Is it to be seafood miso soup, Moroccan lamb, or saffron, chorizo and spinach risotto? In the end, I keep it simple with a starter of Jersey scallops perfectly seared and served with an exemplary sauce vierge, followed by beautifully cooked tuna fillet with Jersey Royals and a delicious caper-scattered salad.
The portions are so vast I have to wave the white napkin in surrender – a darn shame especially when I discover the chef has been mentioned in Michelin dispatches before coming here. But Martin Czechowski, one of Jersey’s growing number of Poles, sees nothing unusual in bringing top-class cooking to a beach café, echoing Cornish cousins such as St Ives’s Porthminster Café or Jamie Oliver’s Fifteen at Watergate Bay.

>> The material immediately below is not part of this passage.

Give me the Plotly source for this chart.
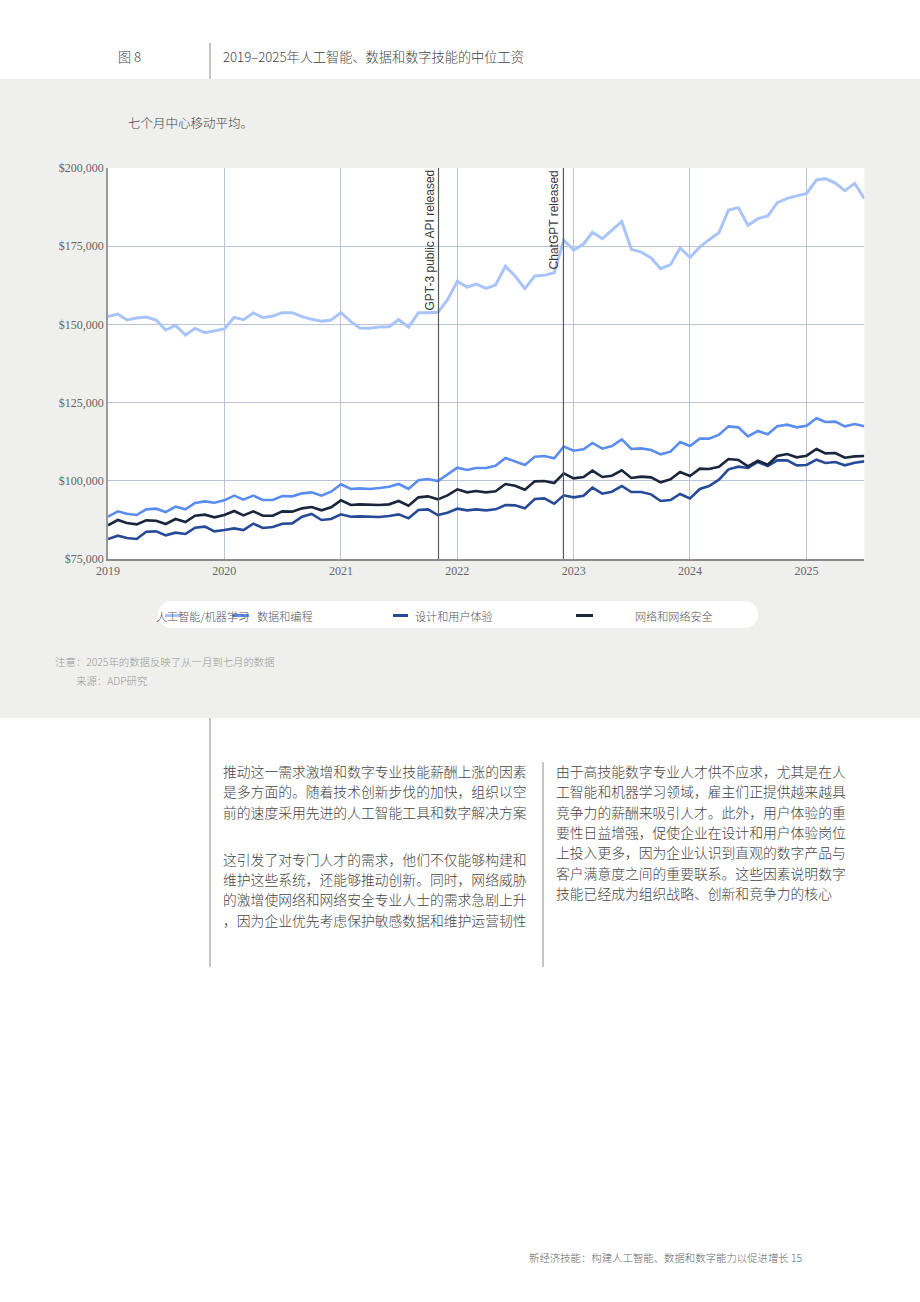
import pandas as pd
import plotly.graph_objects as go

# ---------------- data ----------------
months = pd.date_range("2019-01-01", periods=79, freq="MS")

ai_ml = [152470,153320,151400,152040,152360,151400,148200,149700,146610,148740,
         147350,147890,148530,152260,151510,153640,152150,152680,153750,153750,
         152470,151620,150980,151400,153750,150870,148850,148740,149170,149270,
         151510,149170,153750,153750,153860,157800,163770,161960,162920,161530,
         162590,168560,165470,161420,165470,165680,166540,176980,173780,175700,
         179430,177410,179970,182850,174000,173140,171230,167820,169100,174420,
         171440,174740,177090,179330,186570,187320,181670,183800,184650,188920,
         190300,191050,191900,196160,196590,195200,192750,195100,190300]

data_prog = [88530,90235,89490,89060,90875,91090,90020,91730,90875,92900,
             93430,93005,93750,95245,93965,95245,93860,93860,95140,95030,
             95990,96310,95245,96525,98870,97380,97590,97380,97695,98120,
             98975,97380,100150,100575,99935,102065,104195,103450,104090,
             104090,104835,107285,106220,105045,107710,107925,107180,110910,109630,
             110060,112090,110270,111125,113255,110165,110375,109845,108460,109310,
             112405,111125,113470,113470,114745,117410,117090,114215,115920,114855,
             117410,117945,117090,117625,119970,118795,118905,117410,118155,117410]

design_ux = [81390,82455,81710,81390,83735,83840,82560,83415,82990,85015,
             85335,83840,84265,84800,84265,86290,84905,85225,86290,86400,
             88530,89385,87465,87780,89275,88530,88635,88635,88425,88745,
             89275,87995,90660,90875,89060,89810,91090,90555,90875,
             90555,90875,92260,92155,91195,94180,94390,92685,95350,94710,
             95245,97800,95885,96525,98335,96415,96415,95670,93540,93860,
             95775,94390,97380,98335,100360,103665,104515,104090,106010,104725,
             106540,106540,104940,105050,106755,105685,106010,104940,105790,106220]

network_sec = [85760,87460,86505,86080,87355,87250,86185,87780,86825,88850,
               89170,88315,89060,90340,88955,90235,88850,88850,90235,90130,
               91195,91620,90555,91515,93750,92255,92470,92255,92255,92470,
               93540,92045,94710,95030,94070,95350,97270,96310,96735,
               96310,96630,98975,98440,97160,99825,99935,99295,102385,100785,
               101215,103240,101215,101640,103345,100895,101320,101105,99505,100465,
               102810,101530,103875,103770,104515,106965,106650,104620,106435,105155,
               107925,108565,107500,108030,110165,108780,108885,107395,107820,107925]

series_names = ["人工智能/机器学习", "数据和编程", "设计和用户体验", "网络和网络安全"]
series_values = [ai_ml, data_prog, design_ux, network_sec]

event_dates = ["2021-11-03", "2022-11-30"]
event_labels = ["GPT-3 public API released", "ChatGPT released"]

year_ticks = ["2019", "2020", "2021", "2022", "2023", "2024", "2025"]

# ---------------- styles ----------------
W, H = 920, 1302
colors = ["#a9c4fa", "#5b8cf0", "#274997", "#1b253c"]
widths = [3, 2.6, 2.6, 2.6]
CJK = "Noto Sans CJK SC"
SERIF = "Liberation Serif"
SANS = "Liberation Sans"

PL, PR, PT, PB = 108, 864.3, 168, 559


def px(x):
    return x / W


def py(y):
    return 1 - y / H


fig = go.Figure()
for name, vals, c, w in zip(series_names, series_values, colors, widths):
    fig.add_trace(go.Scatter(x=months, y=vals, mode="lines", name=name,
                             line=dict(color=c, width=w), showlegend=False,
                             hovertemplate="%{x|%Y-%m}: $%{y:,}<extra>" + name + "</extra>"))

shapes = []
# grey band and white plot area
shapes.append(dict(type="rect", xref="paper", yref="paper", x0=0, x1=1, y0=py(718), y1=py(79),
                   fillcolor="#efefed", line=dict(width=0), layer="below"))
shapes.append(dict(type="rect", xref="paper", yref="paper", x0=px(PL), x1=px(PR), y0=py(PB), y1=py(PT),
                   fillcolor="#ffffff", line=dict(width=0), layer="below"))
# legend pill
lx0, lx1, ly0, ly1 = 158, 758, 601, 628
r = (ly1 - ly0) / 2
shapes.append(dict(type="rect", xref="paper", yref="paper", x0=px(lx0 + r), x1=px(lx1 - r),
                   y0=py(ly1), y1=py(ly0), fillcolor="#ffffff", line=dict(width=0), layer="below"))
for cx in (lx0 + r, lx1 - r):
    shapes.append(dict(type="circle", xref="paper", yref="paper", x0=px(cx - r), x1=px(cx + r),
                       y0=py(ly1), y1=py(ly0), fillcolor="#ffffff", line=dict(width=0), layer="below"))
# legend swatches
swatches = [(165, 181), (232, 249), (393, 408), (576, 593)]
for (a, b), c in zip(swatches, colors):
    shapes.append(dict(type="line", xref="paper", yref="paper", x0=px(a), x1=px(b),
                       y0=py(615.5), y1=py(615.5), line=dict(color=c, width=3)))
# separators
for x, y0, y1 in [(210, 43, 79), (210, 718, 967), (543, 762, 967)]:
    shapes.append(dict(type="line", xref="paper", yref="paper", x0=px(x), x1=px(x),
                       y0=py(y1), y1=py(y0), line=dict(color="#8c8c8c", width=1)))
# event lines
for d in event_dates:
    shapes.append(dict(type="line", xref="x", yref="paper", x0=d, x1=d,
                       y0=py(PB), y1=py(PT), line=dict(color="#5a5a5a", width=1.2)))

annotations = []


def ann(text, x, y, size, color="#444444", family=CJK, xanchor="left"):
    annotations.append(dict(text=text, xref="paper", yref="paper", x=px(x), y=py(y),
                            xanchor=xanchor, yanchor="middle", showarrow=False,
                            font=dict(family=family, size=size, color=color, weight=300)))


ann("图 8", 116, 57, 13.2)
ann("2019–2025年人工智能、数据和数字技能的中位工资", 221, 57, 13.2)
ann("七个月中心移动平均。", 126, 123, 12.5)

for d, t in zip(event_dates, event_labels):
    annotations.append(dict(text=t, xref="x", yref="paper", x=d, y=py(PT), xanchor="right",
                            yanchor="top", textangle=-90, showarrow=False, xshift=-0.5,
                            font=dict(family=SANS, size=12, color="#3a3a3a")))

# legend labels
ann("人工智能/机器学习", 154, 616, 11.1, "#555555")
ann("数据和编程", 255, 616, 11.1, "#555555")
ann("设计和用户体验", 413, 616, 11.1, "#555555")
ann("网络和网络安全", 633, 616, 11.1, "#555555")

ann("注意：2025年的数据反映了从一月到七月的数据", 53, 662, 10.4, "#999999")
ann("来源：ADP研究", 74, 680, 10.4, "#999999")

col1 = [(771, "推动这一需求激增和数字专业技能薪酬上涨的因素"),
        (791, "是多方面的。随着技术创新步伐的加快，组织以空"),
        (812, "前的速度采用先进的人工智能工具和数字解决方案"),
        (859, "这引发了对专门人才的需求，他们不仅能够构建和"),
        (879, "维护这些系统，还能够推动创新。同时，网络威胁"),
        (899, "的激增使网络和网络安全专业人士的需求急剧上升"),
        (920, "，因为企业优先考虑保护敏感数据和维护运营韧性")]
col2 = [(771, "由于高技能数字专业人才供不应求，尤其是在人"),
        (791, "工智能和机器学习领域，雇主们正提供越来越具"),
        (812, "竞争力的薪酬来吸引人才。此外，用户体验的重"),
        (832, "要性日益增强，促使企业在设计和用户体验岗位"),
        (852, "上投入更多，因为企业认识到直观的数字产品与"),
        (873, "客户满意度之间的重要联系。这些因素说明数字"),
        (893, "技能已经成为组织战略、创新和竞争力的核心")]
for y, t in col1:
    ann(t, 221, y, 13.8)
for y, t in col2:
    ann(t, 554, y, 13.8)

ann("新经济技能：构建人工智能、数据和数字能力以促进增长 15", 527, 1257, 10.4, "#666666")

fig.update_layout(
    width=W, height=H,
    margin=dict(l=0, r=0, t=0, b=0),
    paper_bgcolor="#ffffff", plot_bgcolor="#ffffff",
    showlegend=False,
    shapes=shapes, annotations=annotations,
    xaxis=dict(domain=[px(PL), px(PR)], type="date",
               range=["2019-01-01", "2025-07-01"],
               tickvals=[f"{y}-01-01" for y in year_ticks], ticktext=year_ticks,
               showgrid=True, gridcolor="#bcc2d7", gridwidth=1,
               showline=True, linecolor="#8a8a8a", linewidth=1.5,
               ticks="", zeroline=False, automargin=False,
               tickfont=dict(family=SERIF, size=12, color="#666666")),
    yaxis=dict(domain=[py(PB), py(PT)], range=[75000, 200000],
               tickmode="linear", tick0=75000, dtick=25000,
               tickprefix="$", tickformat=",d",
               showgrid=True, gridcolor="#bcc2d7", gridwidth=1,
               showline=True, linecolor="#9a9a9a", linewidth=1.5,
               ticks="", zeroline=False, automargin=False,
               tickfont=dict(family=SERIF, size=12, color="#666666")),
)

fig.write_html("out.html")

Though the international flavours on his menu reflect Martin’s belief that ‘food is like a journey’, he acknowledges that the waves of people pouring in throughout the day expect to see Jersey produce to the fore, from hot dishes to the café’s fabulous homemade cakes made exclusively with Jersey dairy produce. ‘Local people know what goes on their plate,’ says Martin simply.
It’s a view reinforced by my cabbie as I head for the airport at the end of my Jersey culinary odyssey. ‘It’s a small island,’ he says. ‘If somewhere isn’t up to standard word gets around very quickly.’ Like the word, I’ve been around very quickly too, but without the faintest trace of indigestion.
And, yes, after cosying up to the island’s food scene, I do reckon that everything tastes better in winter. But don’t ask me why. More research is required, methinks.